I finally bought a shelf for the kitchen after months of pots, pans and my rice cooker stacked across the floor like an ornamental cornucopia of kitchenware. In August I will have lived in Tokyo for two years and I’ve stopped fighting myself when it comes to spending money on furniture. Is there a specific word for the trauma of being a 20 year old who moved in with her boyfriend after having moved home to take a break from him, all the while still being in love with her first love, only to then spend $3000 on a couch with her savings from her restaurant job because in her naivety, thought that this couch would be an investment into a relationship that she’d never leave? Whatever that trauma is, I have it.
Six years ago, that couch translated into a promise of everything we wanted ourselves to believe: we were serious, lasting adults, building the beginning of our real life together. My ex-boyfriend and I had spent an egregious amount of money making everything around us look immaculately curated—an Artek stool, a Noguchi lamp, vintage chairs from Inform. But all of this was still decorated with my profound unhappiness. During fights, despite screaming I couldn’t take it anymore, I’d look at our apartment and all of its beautiful things, and still stay. We lived in that second apartment for two years, until I no longer stayed. No $3000 couch or $1500 custom Douglas fir shelf could keep the shape of us intact. When it came to us breaking up—me moving out and him keeping the apartment—I took nearly all the furniture that had once narrated this imagined stability, including my couch. The pain after all wasn’t so much that I had spent money, it was that I believed in something that wasn’t true and had built an entire life around that belief.
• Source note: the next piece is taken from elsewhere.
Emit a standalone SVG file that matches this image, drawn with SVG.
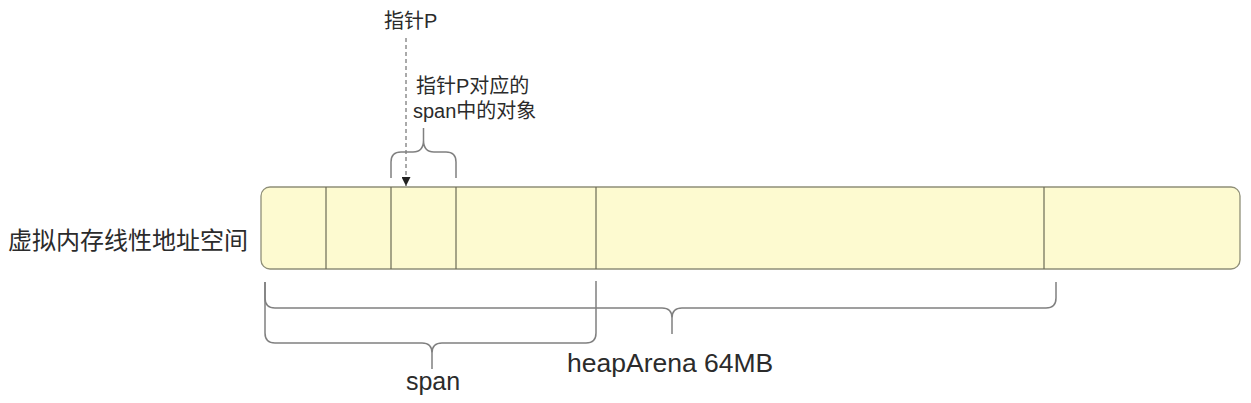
<svg xmlns="http://www.w3.org/2000/svg" width="1251" height="403" viewBox="0 0 1251 403">
<style>
.t{font-family:"Liberation Sans","Noto Sans CJK SC",sans-serif;fill:#2b2b2b}
.br{fill:none;stroke:#808080;stroke-width:1.5}
.div{stroke:#6b6b55;stroke-width:1.2}
</style>
<defs>
<marker id="ah" viewBox="0 0 10 10" refX="10" refY="5" markerWidth="9" markerHeight="9" markerUnits="userSpaceOnUse" orient="auto">
<path d="M0,0 L10,5 L0,10 Z" fill="#222"/>
</marker>
</defs>
<rect width="1251" height="403" fill="#fff"/>
<g id="memory">
<rect x="261" y="187" width="979" height="82" rx="9" fill="#fdfad0" stroke="#8f8f78" stroke-width="1.3"/>
<line class="div" x1="326" y1="187" x2="326" y2="269"/>
<line class="div" x1="391" y1="187" x2="391" y2="269"/>
<line class="div" x1="456" y1="187" x2="456" y2="269"/>
<line class="div" x1="596" y1="187" x2="596" y2="269"/>
<line class="div" x1="1044" y1="187" x2="1044" y2="269"/>
</g>
<g id="label-memory"><text class="t" x="8" y="249" font-size="24">虚拟内存线性地址空间</text></g>
<g id="label-pointer"><text class="t" x="384" y="28" font-size="20">指针P</text></g>
<g id="label-object">
<text class="t" x="416" y="93" font-size="20">指针P对应的</text>
<text class="t" x="413" y="118" font-size="20">span中的对象</text>
</g>
<g id="label-span"><text class="t" x="433" y="390" font-size="25" text-anchor="middle">span</text></g>
<g id="label-heaparena"><text class="t" x="567" y="372" font-size="26.5">heapArena 64MB</text></g>
<g id="connectors">
<line x1="406" y1="38" x2="406" y2="186" stroke="#555" stroke-width="1" stroke-dasharray="4 3" marker-end="url(#ah)"/>
<path class="br" d="M391,178 V162 Q391,152 401,152 H413 Q423.5,152 423.5,140 V128 M423.5,140 Q423.5,152 434,152 H446 Q456,152 456,162 V178"/>
<path class="br" d="M265,282 V298 Q265,308 275,308 H662 Q672,308 672,318 V334 M672,318 Q672,308 682,308 H1046 Q1056,308 1056,298 V282"/>
<path class="br" d="M265,282 V333 Q265,343 275,343 H422 Q432,343 432,353 V369 M432,353 Q432,343 442,343 H586 Q596,343 596,333 V281"/>
</g>
</svg>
Eventually, before moving to Tokyo, I sold everything except my couch. I kept it in my best friend’s apartment, now with cat scratches on its arms and a water stain in the centre of the cushion. It was always my couch anyway.
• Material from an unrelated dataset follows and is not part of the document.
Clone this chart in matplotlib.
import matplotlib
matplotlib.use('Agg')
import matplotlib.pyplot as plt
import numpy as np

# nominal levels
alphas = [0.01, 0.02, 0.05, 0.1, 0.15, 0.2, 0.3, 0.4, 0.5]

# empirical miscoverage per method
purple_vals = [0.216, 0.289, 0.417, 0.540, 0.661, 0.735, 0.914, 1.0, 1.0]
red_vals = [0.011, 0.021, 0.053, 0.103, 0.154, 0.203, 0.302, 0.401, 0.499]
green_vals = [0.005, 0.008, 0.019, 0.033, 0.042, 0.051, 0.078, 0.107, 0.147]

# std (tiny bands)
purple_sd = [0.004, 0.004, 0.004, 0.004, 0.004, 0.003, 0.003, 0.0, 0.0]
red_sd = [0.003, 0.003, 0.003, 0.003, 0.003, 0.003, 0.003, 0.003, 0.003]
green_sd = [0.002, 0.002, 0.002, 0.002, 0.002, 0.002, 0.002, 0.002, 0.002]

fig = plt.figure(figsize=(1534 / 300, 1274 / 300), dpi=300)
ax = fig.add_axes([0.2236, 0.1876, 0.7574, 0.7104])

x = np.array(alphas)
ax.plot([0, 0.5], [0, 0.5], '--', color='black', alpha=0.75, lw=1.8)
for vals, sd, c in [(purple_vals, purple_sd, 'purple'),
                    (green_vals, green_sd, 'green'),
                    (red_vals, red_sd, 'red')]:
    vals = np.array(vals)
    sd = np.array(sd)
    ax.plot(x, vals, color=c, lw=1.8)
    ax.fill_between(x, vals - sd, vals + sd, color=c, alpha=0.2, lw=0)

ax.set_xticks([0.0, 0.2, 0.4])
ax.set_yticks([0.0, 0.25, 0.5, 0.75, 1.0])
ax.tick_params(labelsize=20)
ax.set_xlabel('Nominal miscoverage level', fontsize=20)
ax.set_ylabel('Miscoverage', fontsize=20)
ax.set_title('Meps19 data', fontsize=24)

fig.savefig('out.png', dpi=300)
Nearly all my furniture during my first year in Tokyo was bought off of Amazon. None of it implied a future. Nothing rooted, nothing to be lost in the same way again, and certainly no attachment could be formed to my cheap green cushioned folding chair ordered using next-day delivery.
But then R and I fell in love. After a year, I gave up the safety of everything temporary and we moved in together. I didn’t yet completely trust permanence, but I realized I no longer needed it to deserve happiness.
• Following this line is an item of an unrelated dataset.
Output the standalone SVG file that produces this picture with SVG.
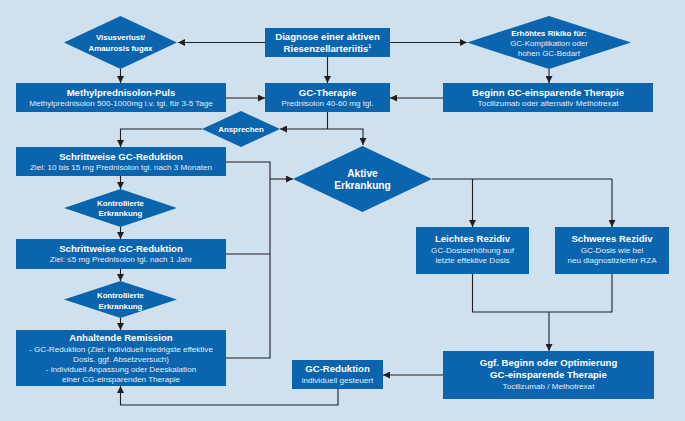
<svg xmlns="http://www.w3.org/2000/svg" width="685" height="421" viewBox="0 0 685 421">
<defs>
<marker id="ah" viewBox="0 0 10 10" refX="10" refY="5" markerWidth="7" markerHeight="7" markerUnits="userSpaceOnUse" orient="auto">
<path d="M0,0 L10,5 L0,10 z" fill="#231f20"/>
</marker>
<style>
.bg{fill:#cfe1ee}
.box{fill:#0b64ae}
.t{font-family:"Liberation Sans Narrow","Liberation Sans",Arial,sans-serif;fill:#ffffff;text-anchor:middle}
.h{font-weight:bold;font-size:9.6px}
.s{font-size:8.1px;fill:#e3eef8}
.d{font-weight:bold;font-size:7.9px}
.ds{font-size:7.9px;fill:#e3eef8}
.a{font-size:10.2px;font-weight:bold}
.c{fill:none;stroke:#231f20;stroke-width:1.1}
.m{marker-end:url(#ah)}
</style>
</defs>
<rect class="bg" x="0" y="0" width="685" height="421"/>

<g id="connectors">
<path class="c m" d="M265,42.5 H178"/>
<path class="c m" d="M390,42.5 H467"/>
<path class="c m" d="M327.5,57 V83"/>
<path class="c m" d="M120.5,69 V83"/>
<path class="c m" d="M549,69 V83"/>
<path class="c m" d="M226,98 H265"/>
<path class="c m" d="M443,98 H390"/>
<path class="c" d="M327.5,112 V129"/>
<path class="c m" d="M327.5,129 H280"/>
<path class="c m" d="M327.5,129 H363 V145"/>
<path class="c m" d="M202,129 H120.5 V147"/>
<path class="c m" d="M120.5,176 V189"/>
<path class="c m" d="M120.5,227 V239"/>
<path class="c m" d="M120.5,269 V281"/>
<path class="c m" d="M120.5,318 V330"/>
<path class="c" d="M226,162 H270 V358 H226"/>
<path class="c" d="M226,254 H270"/>
<path class="c m" d="M270,179 H293"/>
<path class="c" d="M432,179 H612"/>
<path class="c m" d="M472.5,179 V227"/>
<path class="c m" d="M612,179 V227"/>
<path class="c" d="M472.5,274 V312 H612 V274"/>
<path class="c m" d="M549,312 V351"/>
<path class="c m" d="M443,375 H383"/>
<path class="c m" d="M338,389 V405 H120.5 V386"/>
</g>

<g id="visus">
<polygon class="box" points="64,42.5 120.5,16 177,42.5 120.5,69"/>
<text class="t d" x="120.5" y="39.5">Visusverlust/</text>
<text class="t d" x="120.5" y="50.5">Amaurosis fugax</text>
</g>

<g id="diagnose">
<rect class="box" x="265" y="28" width="125" height="29"/>
<text class="t h" x="327.5" y="39.5">Diagnose einer aktiven</text>
<text class="t h" x="327.5" y="51.5">Riesenzellarteriitis<tspan font-size="5.5" dy="-4">1</tspan></text>
</g>

<g id="risiko">
<polygon class="box" points="467,42.5 549,16 631,42.5 549,69"/>
<text class="t d" x="549" y="36">Erhöhtes Rikiko für:</text>
<text class="t ds" x="549" y="46">GC-Komplikation oder</text>
<text class="t ds" x="549" y="56">hohen GC-Bedarf</text>
</g>

<g id="methyl">
<rect class="box" x="16" y="83" width="210" height="29"/>
<text class="t h" x="121" y="95.5">Methylprednisolon-Puls</text>
<text class="t s" x="121" y="105.5">Methylprednisolon 500-1000mg i.v. tgl. für 3-5 Tage</text>
</g>

<g id="gctherapie">
<rect class="box" x="265" y="83" width="125" height="29"/>
<text class="t h" x="327.5" y="95.5">GC-Therapie</text>
<text class="t s" x="327.5" y="105.5">Prednisolon 40-60 mg tgl.</text>
</g>

<g id="beginn">
<rect class="box" x="443" y="83" width="210" height="29"/>
<text class="t h" x="548" y="95.5">Beginn GC-einsparende Therapie</text>
<text class="t s" x="548" y="105.5">Tocilizumab oder alternativ Methotrexat</text>
</g>

<g id="ansprechen">
<polygon class="box" points="202,129 241,111 280,129 241,147"/>
<text class="t d" x="241" y="131.8">Ansprechen</text>
</g>

<g id="reduktion1">
<rect class="box" x="16" y="147" width="210" height="29"/>
<text class="t h" x="121" y="159.5">Schrittweise GC-Reduktion</text>
<text class="t s" x="121" y="170">Ziel: 10 bis 15 mg Prednisolon tgl. nach 3 Monaten</text>
</g>

<g id="kontrolliert1">
<polygon class="box" points="64,208 120.5,189 177,208 120.5,227"/>
<text class="t d" x="120.5" y="205.5">Kontrollierte</text>
<text class="t d" x="120.5" y="216">Erkrankung</text>
</g>

<g id="reduktion2">
<rect class="box" x="16" y="239" width="210" height="30"/>
<text class="t h" x="121" y="251.5">Schrittweise GC-Reduktion</text>
<text class="t s" x="121" y="262">Ziel: ≤5 mg Prednisolon tgl. nach 1 Jahr</text>
</g>

<g id="kontrolliert2">
<polygon class="box" points="64,299.5 120.5,281 177,299.5 120.5,318"/>
<text class="t d" x="120.5" y="297.5">Kontrollierte</text>
<text class="t d" x="120.5" y="308.5">Erkrankung</text>
</g>

<g id="remission">
<rect class="box" x="16" y="330" width="210" height="56"/>
<text class="t h" x="121" y="341">Anhaltende Remission</text>
<text class="t s" x="121" y="351.5">- GC-Reduktion (Ziel: individuell niedrigste effektive</text>
<text class="t s" x="121" y="361.5">Dosis. ggf. Absetzversuch)</text>
<text class="t s" x="121" y="372">- individuell Anpassung oder Deeskalation</text>
<text class="t s" x="121" y="382">einer CG-einsparenden Therapie</text>
</g>

<g id="aktiv">
<polygon class="box" points="293,179 362.5,146 432,179 362.5,212"/>
<text class="t a" x="362.5" y="176.5">Aktive</text>
<text class="t a" x="362.5" y="188.5">Erkrankung</text>
</g>

<g id="leicht">
<rect class="box" x="416" y="227" width="113" height="47"/>
<text class="t h" x="472.5" y="241.5">Leichtes Rezidiv</text>
<text class="t s" x="472.5" y="252.5">GC-Dosiserhöhung auf</text>
<text class="t s" x="472.5" y="262.5">letzte effektive Dosis</text>
</g>

<g id="schwer">
<rect class="box" x="555" y="227" width="114" height="47"/>
<text class="t h" x="612" y="241.5">Schweres Rezidiv</text>
<text class="t s" x="612" y="252.5">GC-Dosis wie bei</text>
<text class="t s" x="612" y="262.5">neu diagnostizierter RZA</text>
</g>

<g id="ggf">
<rect class="box" x="443" y="351" width="211" height="48"/>
<text class="t h" x="548.5" y="365.5">Ggf. Beginn oder Optimierung</text>
<text class="t h" x="548.5" y="378">GC-einsparende Therapie</text>
<text class="t s" x="548.5" y="389">Tocilizumab / Methotrexat</text>
</g>

<g id="gcreduktion">
<rect class="box" x="292" y="360" width="91" height="29"/>
<text class="t h" x="337.5" y="372">GC-Reduktion</text>
<text class="t s" x="337.5" y="382.5">individuell gesteuert</text>
</g>
</svg>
Moving, however, is never easy. You fall in love, you move in together, and then you learn that you are at the mercy of everything that has come before. You buy a new grey couch and become scared that you will have to sell it again. Then, inevitably, you fight and the fear is no longer in your head—it’s real and you’re sitting on it.
But for some reason, during this period of fighting, you open your computer and finally buy that kitchen shelf you’ve been talking about for months. The sharp edges of the apartment soften and you say to yourself: nothing has to be lost in the same way again. This is not the same couch, this is not the same shelf.
While he was at work, the shelf arrived and I built it from Japanese instructions that I could more or less understand from pictures. Now, the rice cooker is on a shelf, the pans are no longer stacked on the floor, and nothing is a performance, it’s just support. The old shelf of my past life has been emptied. Furniture is only furniture again and love is love. So, maybe that’s the relief, filling a space not to fix myself, but simply to live in it.



We went for a girl’s night to an izakaya called Heidon in Nakameguro. Contrary to the history of izakayas, where most patrons were salary men looking to smoke, drink and have some snacks after work, I think izakayas are the perfect place for the modern woman to talk shit with her best friends. What better place to accomodate gossip than a restaurant where the dishes are light, the drinks are cheap and there are ash trays already on your table in anticipation of your drunk cigarette. Note: Heidon is non- smoking, so you will have to have your slutty drunk ciggy outside. The food however felt a little more fun compared to your typical izakaya—prawn crackers, for example, should really be on every menu to pair with alcohol, they had smokey eihire (stingray) fin dipped in mayo, a classic potato salad where you could DIY the wasabi furikake, and everyone’s favourite gorgeous fried things like tako and chicken karaage (which we ordered both of). Heidon also has drinking system in which the 4th drink you order is the cheapest (and I mean cheaper than one can at a konbini, 150 yen!). What screams womanhood more than getting drunk while mainting the illusion of finacial responsibility? We are adults now, after all. Four drinks also meant I could try four of their countless sours on their menu like: Salty Lychee Sour, Pineapple Sour, Aloe Vera Sour and Cherry Sour. Either way, if you’re a woman with two weeks worth of gossip to unload, you should probably have a sour in hand and keep the tab going.
On a slightly more wholesome note, Kinuta Park is one of my favourites in Tokyo. In March, however, according to one of the dozen signs posted up in the park, a tree branch fell on someone, so the park has cordoned off certain seemingly high-risk areas with yellow caution tape. This makes the entire park look like a picturesque crime scene. Still, it’s a lovely place to picnic or go for a run so long as you ignore the oxymoron.
A short bike ride from the park is a bánh mì restaurant called ăn di. While it’s not the most authentic bánh mì you can find, with adjusted expectations, they do a very good ham and pâté sandwich in airy, crusty bread with lots of fresh pickled daikon, carrots and cilantro.
Close to Hanegi Koen is Bole COFFEE & ICE CREAM. This cafe is on a quiet street that feels like Kyoto where the sunlight scattered through the tree leaves (木漏れ日), makes you stop in the middle of the road to look up at the sky. Their ice cream is a little more on the expensive side, but I’d say it’s worth it when there’s nowhere else in Tokyo doing seasonal flavours like blueberry yogurt with lavender or lemon cream cheese!
Finally, after lots of eating, quiet moments and reflection, the sun set on the train tracks and a new month began.